Table 1. The size of β’phases in Mg-10Gd alloy with different states.

Aging Time	Size Along Short Axis (dt, nm)	Size Along Long Axis (lt, nm)	Size Along <0001> Direction (nm)
10 h	5.3	5.81	12.83
30 h	11.46	7.58	28.18
50 h	13.72	8.1	31.83
70 h	16.97	9.1	45.69
200 h	16.64	10.68	48.8

, a clearly nucleation and growth of β’ phase is occurred during the period from 10–30 h. However, the growing speed decreases significantly after 30 h. During the period from 30–70 h, the density of β’ phase is increased significantly, resulting in rapid increasement of the hardness. During the over aged period (from 70 to 200 h), the length and width of β’ phase stays stable, while the thickness along the c-axis exhibits a slight increase from 45 to 48 nm.

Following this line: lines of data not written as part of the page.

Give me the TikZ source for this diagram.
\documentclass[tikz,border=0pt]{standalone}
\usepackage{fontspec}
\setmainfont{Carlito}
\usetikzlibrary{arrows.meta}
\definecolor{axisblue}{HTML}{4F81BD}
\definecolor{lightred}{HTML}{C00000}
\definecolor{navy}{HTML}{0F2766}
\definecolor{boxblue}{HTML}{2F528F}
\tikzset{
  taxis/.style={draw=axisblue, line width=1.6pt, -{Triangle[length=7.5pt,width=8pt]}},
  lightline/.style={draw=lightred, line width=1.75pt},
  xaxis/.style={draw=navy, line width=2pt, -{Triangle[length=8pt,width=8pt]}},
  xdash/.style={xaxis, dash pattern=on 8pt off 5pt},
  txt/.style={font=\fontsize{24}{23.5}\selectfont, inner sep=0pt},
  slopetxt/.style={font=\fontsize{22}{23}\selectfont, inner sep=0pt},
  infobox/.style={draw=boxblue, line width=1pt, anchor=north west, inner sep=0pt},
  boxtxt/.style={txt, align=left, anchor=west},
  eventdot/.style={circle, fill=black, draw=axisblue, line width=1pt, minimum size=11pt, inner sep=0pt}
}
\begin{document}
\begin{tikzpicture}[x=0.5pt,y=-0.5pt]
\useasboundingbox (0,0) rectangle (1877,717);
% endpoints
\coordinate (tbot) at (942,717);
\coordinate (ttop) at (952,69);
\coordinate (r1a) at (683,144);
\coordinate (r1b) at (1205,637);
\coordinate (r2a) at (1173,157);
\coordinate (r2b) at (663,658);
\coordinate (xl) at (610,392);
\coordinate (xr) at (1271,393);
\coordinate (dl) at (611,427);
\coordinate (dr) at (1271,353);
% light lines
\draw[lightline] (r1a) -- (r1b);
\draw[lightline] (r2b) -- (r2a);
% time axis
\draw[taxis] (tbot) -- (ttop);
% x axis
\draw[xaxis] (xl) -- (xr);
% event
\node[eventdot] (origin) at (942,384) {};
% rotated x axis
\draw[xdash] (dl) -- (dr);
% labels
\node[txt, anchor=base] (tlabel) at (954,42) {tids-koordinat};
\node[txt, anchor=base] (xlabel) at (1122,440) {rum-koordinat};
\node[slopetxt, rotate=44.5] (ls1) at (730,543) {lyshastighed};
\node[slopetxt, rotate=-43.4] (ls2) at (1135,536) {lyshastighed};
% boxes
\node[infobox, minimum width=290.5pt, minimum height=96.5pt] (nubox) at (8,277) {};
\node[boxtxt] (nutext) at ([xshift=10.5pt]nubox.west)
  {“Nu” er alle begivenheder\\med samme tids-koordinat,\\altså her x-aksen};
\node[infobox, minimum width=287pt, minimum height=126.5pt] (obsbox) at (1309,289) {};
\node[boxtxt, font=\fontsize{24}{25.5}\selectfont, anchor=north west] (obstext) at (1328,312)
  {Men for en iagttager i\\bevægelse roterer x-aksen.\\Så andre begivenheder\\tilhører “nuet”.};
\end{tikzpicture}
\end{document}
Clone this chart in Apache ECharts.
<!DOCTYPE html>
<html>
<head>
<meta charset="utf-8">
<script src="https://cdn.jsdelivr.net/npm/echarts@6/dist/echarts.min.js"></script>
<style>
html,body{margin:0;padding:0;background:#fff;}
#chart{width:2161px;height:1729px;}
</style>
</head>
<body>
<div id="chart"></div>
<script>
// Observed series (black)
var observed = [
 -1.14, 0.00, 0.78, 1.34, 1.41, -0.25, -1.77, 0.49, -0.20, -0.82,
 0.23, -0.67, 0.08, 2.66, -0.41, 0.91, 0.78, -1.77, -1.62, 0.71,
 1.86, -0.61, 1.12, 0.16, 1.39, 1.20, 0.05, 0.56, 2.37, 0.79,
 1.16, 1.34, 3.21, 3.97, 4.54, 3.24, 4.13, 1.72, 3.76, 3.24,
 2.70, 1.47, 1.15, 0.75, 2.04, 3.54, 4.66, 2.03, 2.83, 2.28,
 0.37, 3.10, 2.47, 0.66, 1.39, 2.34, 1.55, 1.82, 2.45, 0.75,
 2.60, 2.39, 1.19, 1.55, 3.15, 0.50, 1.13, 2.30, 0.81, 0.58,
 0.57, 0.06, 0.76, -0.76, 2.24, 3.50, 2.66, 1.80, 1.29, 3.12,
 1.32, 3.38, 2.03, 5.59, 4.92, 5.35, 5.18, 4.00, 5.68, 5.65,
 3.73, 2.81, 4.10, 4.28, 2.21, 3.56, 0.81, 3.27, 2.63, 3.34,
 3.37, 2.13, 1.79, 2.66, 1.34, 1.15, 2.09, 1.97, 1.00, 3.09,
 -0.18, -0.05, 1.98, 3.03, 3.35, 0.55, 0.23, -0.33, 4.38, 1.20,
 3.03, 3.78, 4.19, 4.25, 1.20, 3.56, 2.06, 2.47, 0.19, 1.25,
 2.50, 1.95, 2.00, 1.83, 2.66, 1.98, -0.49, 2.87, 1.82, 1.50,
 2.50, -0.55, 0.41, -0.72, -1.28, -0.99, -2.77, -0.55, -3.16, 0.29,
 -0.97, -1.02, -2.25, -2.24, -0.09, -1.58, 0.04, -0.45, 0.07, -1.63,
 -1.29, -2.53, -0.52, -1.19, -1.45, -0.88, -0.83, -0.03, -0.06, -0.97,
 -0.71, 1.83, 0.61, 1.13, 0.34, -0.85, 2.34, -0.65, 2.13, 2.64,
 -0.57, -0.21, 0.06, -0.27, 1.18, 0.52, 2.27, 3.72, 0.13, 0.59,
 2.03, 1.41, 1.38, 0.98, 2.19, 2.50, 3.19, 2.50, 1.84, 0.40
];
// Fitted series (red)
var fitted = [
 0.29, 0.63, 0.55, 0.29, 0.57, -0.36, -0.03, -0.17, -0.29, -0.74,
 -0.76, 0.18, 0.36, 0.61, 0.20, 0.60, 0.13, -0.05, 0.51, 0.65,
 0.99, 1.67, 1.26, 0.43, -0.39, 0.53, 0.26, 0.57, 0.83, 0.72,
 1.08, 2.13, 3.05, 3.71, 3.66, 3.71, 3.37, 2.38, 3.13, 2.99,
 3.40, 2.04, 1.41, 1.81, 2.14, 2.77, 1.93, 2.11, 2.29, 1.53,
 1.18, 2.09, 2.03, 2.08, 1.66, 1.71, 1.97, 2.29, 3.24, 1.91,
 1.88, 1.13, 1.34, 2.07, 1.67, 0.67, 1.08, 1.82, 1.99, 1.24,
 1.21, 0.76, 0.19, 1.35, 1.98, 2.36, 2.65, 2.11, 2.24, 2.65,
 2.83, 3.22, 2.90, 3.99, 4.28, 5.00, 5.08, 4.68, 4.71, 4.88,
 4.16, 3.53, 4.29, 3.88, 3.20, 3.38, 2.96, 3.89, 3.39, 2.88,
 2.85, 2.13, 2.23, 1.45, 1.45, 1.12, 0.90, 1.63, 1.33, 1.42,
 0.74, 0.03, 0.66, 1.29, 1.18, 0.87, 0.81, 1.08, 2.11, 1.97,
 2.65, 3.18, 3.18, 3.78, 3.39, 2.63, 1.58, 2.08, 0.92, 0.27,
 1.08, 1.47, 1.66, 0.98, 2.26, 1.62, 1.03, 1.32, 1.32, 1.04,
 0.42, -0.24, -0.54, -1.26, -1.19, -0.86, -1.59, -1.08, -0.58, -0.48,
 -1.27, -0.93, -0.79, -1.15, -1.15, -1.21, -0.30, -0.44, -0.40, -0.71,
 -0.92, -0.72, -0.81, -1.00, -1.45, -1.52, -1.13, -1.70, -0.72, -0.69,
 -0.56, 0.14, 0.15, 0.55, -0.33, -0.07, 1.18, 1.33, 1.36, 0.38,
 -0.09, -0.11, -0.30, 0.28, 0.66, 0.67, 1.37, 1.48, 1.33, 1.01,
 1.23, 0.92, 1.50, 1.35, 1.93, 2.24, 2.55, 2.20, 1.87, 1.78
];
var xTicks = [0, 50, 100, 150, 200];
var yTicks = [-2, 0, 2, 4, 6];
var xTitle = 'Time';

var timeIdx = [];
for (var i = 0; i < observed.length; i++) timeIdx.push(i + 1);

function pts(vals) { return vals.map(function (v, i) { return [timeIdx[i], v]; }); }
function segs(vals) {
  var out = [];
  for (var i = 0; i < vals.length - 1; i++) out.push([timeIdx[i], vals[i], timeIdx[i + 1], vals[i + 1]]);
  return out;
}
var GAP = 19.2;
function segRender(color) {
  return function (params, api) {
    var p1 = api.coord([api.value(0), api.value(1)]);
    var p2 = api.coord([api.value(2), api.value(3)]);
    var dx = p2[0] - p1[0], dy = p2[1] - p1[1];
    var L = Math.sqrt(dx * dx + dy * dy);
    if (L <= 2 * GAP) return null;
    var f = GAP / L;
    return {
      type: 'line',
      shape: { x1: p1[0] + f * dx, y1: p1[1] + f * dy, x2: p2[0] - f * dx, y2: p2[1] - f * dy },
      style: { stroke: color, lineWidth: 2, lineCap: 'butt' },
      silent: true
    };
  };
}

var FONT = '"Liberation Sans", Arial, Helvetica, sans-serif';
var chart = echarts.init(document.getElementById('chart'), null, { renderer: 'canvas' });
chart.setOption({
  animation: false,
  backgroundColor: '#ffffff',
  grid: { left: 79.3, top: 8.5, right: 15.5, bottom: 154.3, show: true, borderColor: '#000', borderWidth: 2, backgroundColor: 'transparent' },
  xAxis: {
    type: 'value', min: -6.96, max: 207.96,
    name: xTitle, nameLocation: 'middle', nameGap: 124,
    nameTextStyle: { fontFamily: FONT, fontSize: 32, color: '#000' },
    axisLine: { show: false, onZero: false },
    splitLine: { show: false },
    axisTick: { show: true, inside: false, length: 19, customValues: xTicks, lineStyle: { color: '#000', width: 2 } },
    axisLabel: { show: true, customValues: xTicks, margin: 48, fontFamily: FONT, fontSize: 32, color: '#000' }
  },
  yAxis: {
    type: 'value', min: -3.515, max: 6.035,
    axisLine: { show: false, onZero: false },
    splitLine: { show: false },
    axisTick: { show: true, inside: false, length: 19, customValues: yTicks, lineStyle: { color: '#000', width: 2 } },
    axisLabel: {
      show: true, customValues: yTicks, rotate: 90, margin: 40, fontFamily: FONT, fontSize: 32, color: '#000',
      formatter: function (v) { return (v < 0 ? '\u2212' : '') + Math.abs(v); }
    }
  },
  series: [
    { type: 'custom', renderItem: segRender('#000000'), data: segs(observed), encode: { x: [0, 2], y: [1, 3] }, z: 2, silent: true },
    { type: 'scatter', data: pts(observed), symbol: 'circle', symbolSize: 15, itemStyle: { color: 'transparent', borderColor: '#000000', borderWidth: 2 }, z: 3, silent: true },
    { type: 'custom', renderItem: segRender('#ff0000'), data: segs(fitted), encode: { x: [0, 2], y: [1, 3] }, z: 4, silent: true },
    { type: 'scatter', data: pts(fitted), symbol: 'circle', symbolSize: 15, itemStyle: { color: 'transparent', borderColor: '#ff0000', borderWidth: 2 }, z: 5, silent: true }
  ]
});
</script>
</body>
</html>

It is well studied that the mechanism of plastic deformation of Mg alloys is dominated by basal slip. As shown in Figure 5a, the section of basal planes and precipitates is critical for the blocking effect of dislocation slips. In other words, the <a> dislocations with Burger’s vector of <1$\overline{2}$10> will be blocked by the elliptic barriers. As illustrated in Figure 5b, the β’ phase has a larger area than those of the β”, β_T and β_M phases. Nie et al. reported that a higher strengthening of precipitates is related to two factors. One is the larger effective diameter of the precipitation sections, while the other is the higher density of precipitates [39]. According to the Orowan mechanism, the elliptic cylinder β’ phase provides significant pinning effect on the basal slips.

4. Conclusions

In this work, a systematic analysis on evolution of precipitations and corresponding effect on mechanical properties are investigated. The Orowan mechanism is proposed as the main strengthening mechanism in the aged Mg-10Gd alloy. The key findings are summarized as follows:

• Significant improvement of mechanical properties is achieved by aging treatment, which has a linear correlation with hardness. An optimized aging treatment that perform at 200 °C for 70 h improves the hardness to 120 HV from the initial 72 HV, and the UTS is increased from 170 MPa to 300 MPa;
• Most precipitations nucleated at early stage of aging treatment are G.P. Zone and β” phases. The morphology of β” phase is a thin column, with a D0₁₉ crystal structure (hexagon, a = 0.640 nm and c = 0.520 nm). The orientation relationship of β” phase and matrix is [0001]_β”//[0001]_α, (1$\overline{2}$10)_β”//(1$\overline{2}$10)_α;
• At the stage of peak aging, a high density of β’ phase is formed and dispersed in grain interior. The three-dimensional structure of β’ phase is an elliptic cylinder. The structure of β’ phase is base-centered orthorhombic (b.c.o) with lattice parameters of a = 0.66 nm, b = 2.25 nm and c = 0.52 nm. According to the unit cell, its composition is confirmed as Mg₇Gd;
• The enhanced strength of Mg-10Gd alloy is mainly attributed to the type of precipitations and their densities. It is found that nucleation of precipitation occurs with only 0.5 h of aging. Owing to the continuously increasing growth of the β’ phase during 10–70 h of aging, the strength is enhanced significantly, though this comes at the expense of ductility. The phase transformation of β’ phase occurs at the over-aging stage, which transforms into the intermediate transition phases, including β_T and β_M phases, leading to a slight decrease of strength.